Blogs > Liberty and Power > Sigh

Dec 28, 2004 6:34 pm


Jonathan Turley in USA Today:
  • Congress has excluded investment income, such as stocks, from ethics limitations on income. The result is that members routinely make killings in the market in areas where they legislate. One study by the University of Memphis found that 75% of randomly selected members had"stock transactions that directly coincided with (their) legislative activity."

    Members have the unique ability to predict or even manipulate stock prices. Another recent study by Alan J. Ziobrowski of Georgia State University and three colleagues showed that U.S. senators beat the market handily by 12 percentage points in their investments -- outperforming" corporate insiders" by eight points from 1993 to 1998.

  • Take Sen. Ted Stevens, R-Alaska -- the ultimate rags-to-riches story in Congress.

    Stevens came to the Senate with modest means, particularly after heavy investment losses in the 1980s. In 1997, he had a Scarlet O'Hara"I'll never be hungry again" moment. According to a Los Angeles Times investigation, he decided to get"serious about making money" and contacted lobbyists about possible deals.

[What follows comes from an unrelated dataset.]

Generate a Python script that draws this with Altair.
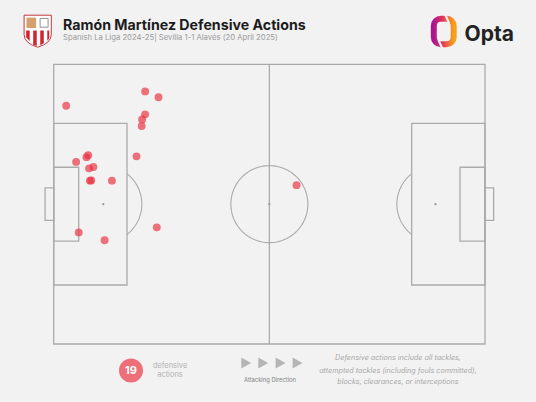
import altair as alt
import pandas as pd
import numpy as np

# ---- data: defensive actions (Opta coords, 0-100, attacking left->right) ----
act_x = [2.9, 21.2, 24.3, 21.2, 20.5, 20.4, 19.2, 8.0, 7.6, 5.2,
         9.2, 8.2, 8.7, 8.4, 13.5, 5.8, 11.8, 23.9, 56.3]
act_y = [85.2, 90.3, 88.2, 82.1, 80.3, 77.9, 67.1, 67.5, 66.8, 65.1,
         63.3, 62.8, 58.5, 58.4, 58.4, 39.9, 37.1, 41.7, 56.8]

title_text = "Ramón Martínez Defensive Actions"
subtitle_text = "Spanish La Liga 2024-25| Sevilla 1-1 Alavés (20 April 2025)"
count_label = "19"
legend_lines = ["defensive", "actions"]
direction_label = "Attacking Direction"
note_lines = ["Defensive actions include all tackles,",
              "attempted tackles (including fouls committed),",
              "blocks, clearances, or interceptions"]

BG = "#f2f2f2"
LINE = "#ababab"
RED = "#e93141"

xs = alt.Scale(domain=[0, 100], range=[53.7, 485])
ys = alt.Scale(domain=[0, 100], range=[344, 64.3])

# ---- pitch geometry ----
rects = pd.DataFrame({
    "x": [0, 0, 0, -2, 83, 94.2, 100],
    "x2": [100, 17, 5.8, 0, 100, 100, 102],
    "y": [0, 21.1, 36.8, 44.2, 21.1, 36.8, 44.2],
    "y2": [100, 78.9, 63.2, 55.8, 78.9, 63.2, 55.8],
})
pitch_rects = alt.Chart(rects).mark_rect(
    fill=BG, fillOpacity=0, stroke=LINE, strokeWidth=1.3
).encode(
    x=alt.X("x:Q", scale=xs, axis=None), x2="x2:Q",
    y=alt.Y("y:Q", scale=ys, axis=None), y2="y2:Q",
)

halfway = alt.Chart(pd.DataFrame({"x": [50], "y": [0], "y2": [100]})).mark_rule(
    color=LINE, strokeWidth=1.3
).encode(x=alt.X("x:Q", scale=xs, axis=None),
         y=alt.Y("y:Q", scale=ys, axis=None), y2="y2:Q")

spots = alt.Chart(pd.DataFrame({"x": [11.5, 50, 88.5], "y": [50, 50, 50]})).mark_point(
    filled=True, color="#999999", size=5, opacity=1
).encode(x=alt.X("x:Q", scale=xs, axis=None), y=alt.Y("y:Q", scale=ys, axis=None))

# circles / arcs (geometry of the pitch)
rx, ry = 8.93, 13.77
rows = []
t = np.linspace(0, 2 * np.pi, 121)
for i, a in enumerate(t):
    rows.append({"g": "c", "o": i, "x": 50 + rx * np.cos(a), "y": 50 + ry * np.sin(a)})
ta = np.arccos(5.5 / rx)
for i, a in enumerate(np.linspace(-ta, ta, 40)):
    rows.append({"g": "l", "o": i, "x": 11.5 + rx * np.cos(a), "y": 50 + ry * np.sin(a)})
    rows.append({"g": "r", "o": i, "x": 88.5 - rx * np.cos(a), "y": 50 + ry * np.sin(a)})
arcs = alt.Chart(pd.DataFrame(rows)).mark_line(color=LINE, strokeWidth=1.1).encode(
    x=alt.X("x:Q", scale=xs, axis=None), y=alt.Y("y:Q", scale=ys, axis=None),
    detail="g:N", order="o:Q")

acts = alt.Chart(pd.DataFrame({"x": act_x, "y": act_y})).mark_circle(
    color=RED, opacity=0.68, size=62
).encode(x=alt.X("x:Q", scale=xs, axis=None), y=alt.Y("y:Q", scale=ys, axis=None))

def txt(s, x, y, **kw):
    return alt.Chart(pd.DataFrame({"t": [s]})).mark_text(**kw).encode(
        text="t:N", x=alt.value(x), y=alt.value(y))

title = txt(title_text, 63, 29.5, align="left", baseline="alphabetic",
            font="Inter", fontSize=14.2, fontWeight="bold", color="#1c1c1c")
subtitle = txt(subtitle_text, 63, 40, align="left", baseline="alphabetic",
               font="Inter", fontSize=7.7, color="#9a9a9a")

# Sevilla crest (simplified)
CREST_X, CREST_Y = 37.7, 31.2
shield = alt.Chart(pd.DataFrame({"a": [0]})).mark_point(
    shape="M-0.85,-1L0.85,-1L0.85,0.2Q0.85,0.75 0,1Q-0.85,0.75 -0.85,0.2Z",
    filled=True, fill="white", stroke="#c4363f", strokeWidth=1, size=1024, opacity=1
).encode(x=alt.value(CREST_X), y=alt.value(CREST_Y))
stripes = alt.Chart(pd.DataFrame({"a": [0]})).mark_point(
    shape=("M-0.72,-0.05L-0.5,-0.05L-0.5,0.62L-0.72,0.4Z"
           "M-0.28,-0.05L-0.06,-0.05L-0.06,0.92L-0.28,0.84Z"
           "M0.16,-0.05L0.38,-0.05L0.38,0.76L0.16,0.88Z"
           "M0.6,-0.05L0.72,-0.05L0.72,0.45L0.6,0.6Z"),
    filled=True, fill="#d2232f", strokeWidth=0, size=1024, opacity=1
).encode(x=alt.value(CREST_X), y=alt.value(CREST_Y))
emblem = alt.Chart(pd.DataFrame({"a": [0]})).mark_point(
    shape="M-0.7,-0.85L-0.1,-0.85L-0.1,-0.2L-0.7,-0.2Z",
    filled=True, fill="#c98a4a", strokeWidth=0, size=1024, opacity=0.8
).encode(x=alt.value(CREST_X), y=alt.value(CREST_Y))
emblem2 = alt.Chart(pd.DataFrame({"a": [0]})).mark_point(
    shape="M0.15,-0.8L0.65,-0.8L0.65,-0.25L0.15,-0.25Z",
    filled=False, stroke="#555555", strokeWidth=0.8, size=1024, opacity=0.8
).encode(x=alt.value(CREST_X), y=alt.value(CREST_Y))

# Opta logo
grad = alt.Gradient(gradient="linear",
                    stops=[alt.GradientStop(color="#a8178f", offset=0),
                           alt.GradientStop(color="#e8365a", offset=0.45),
                           alt.GradientStop(color="#f7a11a", offset=1)],
                    x1=0, x2=1, y1=0, y2=0)
opta_ring = alt.Chart(pd.DataFrame({"a": [0]})).mark_rect(
    fillOpacity=0, stroke=grad, strokeWidth=6, cornerRadius=7
).encode(x=alt.value(433.8), x2=alt.value(453.7), y=alt.value(18.7), y2=alt.value(44.3))
cut1 = alt.Chart(pd.DataFrame({"a": [0]})).mark_rule(color=BG, strokeWidth=2.2).encode(
    x=alt.value(445), x2=alt.value(449), y=alt.value(14), y2=alt.value(23))
cut2 = alt.Chart(pd.DataFrame({"a": [0]})).mark_rule(color=BG, strokeWidth=2.2).encode(
    x=alt.value(438.5), x2=alt.value(442.5), y=alt.value(40), y2=alt.value(49))
opta_txt = txt("Opta", 464.5, 41, align="left", baseline="alphabetic",
               font="Inter", fontSize=21, fontWeight="bold", color="#222222")

# bottom legend
badge = alt.Chart(pd.DataFrame({"a": [0]})).mark_circle(
    color=RED, opacity=0.68, size=576
).encode(x=alt.value(131), y=alt.value(370.5))
badge_txt = txt(count_label, 131, 371, align="center", baseline="middle",
                font="Inter", fontSize=11, fontWeight="bold", color="white")
leg1 = txt(legend_lines[0], 170, 366, align="center", baseline="middle",
           font="Inter", fontSize=7.5, color="#b3b3b3")
leg2 = txt(legend_lines[1], 170, 375, align="center", baseline="middle",
           font="Inter", fontSize=7.5, color="#b3b3b3")

tri = alt.Chart(pd.DataFrame({"px": [245.7, 262.7, 280, 297]})).mark_point(
    shape="M-0.8,-1L1,0L-0.8,1Z", filled=True, color="#b5b5b5", size=121, opacity=1
).encode(x=alt.X("px:Q", scale=None), y=alt.value(363))
dir_txt = txt(direction_label, 270, 380, align="center", baseline="middle",
              font="Inter", fontSize=5.8, color="#808080")

notes = [txt(s, 398, yy, align="center", baseline="middle", font="Inter",
             fontSize=7.2, fontStyle="italic", color="#a9a9a9")
         for s, yy in zip(note_lines, [358, 370.5, 382])]

chart = alt.layer(
    pitch_rects, halfway, arcs, spots, acts,
    title, subtitle, shield, stripes, emblem, emblem2,
    opta_ring, cut1, cut2, opta_txt,
    badge, badge_txt, leg1, leg2, tri, dir_txt, *notes
).properties(
    width=536, height=402, padding=0, background=BG,
    autosize=alt.AutoSizeParams(type="none")
).configure_view(strokeWidth=0)

chart.save("out.html", embed_options={"renderer": "svg", "actions": False})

    Real estate developer Jonathan Rubini arranged for Stevens to get into a deal in which he turned $50,000 into as much as $1.5 million -- and Stevens was the only investor not liable for any debts, the Times said. In the meantime, he muscled through a $450 million contract for Rubini from the military, despite the view of Air Force officials that Rubini"lacked capacity and adequate funding."

    Of course, one does not actually have to invest to take money from lobbyists. Rep. Jim Moran. D-Va., took an unsecured $25,000 loan from a drug-company lobbyist and then pushed a bill that benefited the company.

  • Consider Karen Weldon, the 29-year-old daughter of Rep. Curt Weldon, R-Pa. The Pittsburgh Post-Gazette reported that despite her lack of foreign-policy experience, Karen was given a lobbyist contract of a quarter-million dollars from Serbian interests allied with accused war criminal Slobodan Milosevic, as well as a $20,000-a-month contract with a Russian aerospace manufacturer. Rep. Weldon later pushed to get visas for the Serbians and deals for the Russian company.
  • Chet Lott ran a Domino's Pizza chain in Kentucky and played polo. Yet he was given a huge salary representing telecommunications and other interests, according to the Times stories. His father, Sen. Trent Lott, R-Miss., was majority leader.
  • While ethics rules prohibit gifts and speaking fees, members routinely accept thousands of dollars in expenses and travel from lobbyists and business associations. These paid vacations are billed as"educational" for members of Congress, and they are clearly eager to learn.

    For example, in 2002 Rep. Richard Burr, R-N.C., was"educated" at the expensive Bellagio Hotel in Las Vegas with first-class airplane tickets, an open bar for poolside drinks and other"educational" expenses paid for by the National Association of Broadcasters, according The Washington Post. The trip's purpose: a public policy conference. Burr later wanted to learn about the nuclear site in Nevada's Yucca Mountain. Not content to simply visit the Nevada desert, Burr and Rep. John Boehner, R-Ohio, arranged for a lobbyist to"educate" them and their spouses in Barcelona and Seville.

  • Former representative Tom Bliley, R-Va., then chairman of the Commerce Committee, had a tobacco company send him and his wife on the Concorde to London at a cost of $24,000 and then put them up at the famous Savoy Hotel at $1,000 a night. National Public Radio also said that they were then"educated" at the Wimbledon tennis finals with tickets costing roughly $3,000.
  • The title of the article is"And It's All Legal." Well of course it is. They make the laws.

    Of course, when private sector people buy and sell stock based on privileged information, it's called insider trading. When politicians buy and sell stock based on knowledge of pending bills and how they'll be voted on, it's called...well, I don't know what it's called. But it's legal. And that sucks. Because it raises the possibility that a politician could vote on laws affecting the entire country based on his/her own financial stake. And that's about a hundred times worse than insider trading.

    It would be interesting to see how many of the politicians who rushed to condemn the Ken Lays of the world a few years ago bought and sold stocks in industries that benefited or were hurt by important votes in Congress. I saw Turley in an interview on Fox News earlier today. He said the Senator whose portfolio outperformed all others -- and significantly outperformed the average gains of Wall Street insiders -- was Barbara Boxer, someone whom I discinctly remember making herself heard during the corporate governance imbroglio.

    I suppose it's possible that Sen. Boxer is also a gifted finance whiz, and none of her gains in the market were due to her buying and selling on information related to pending legislation...

    ...but let's just say I have my doubts.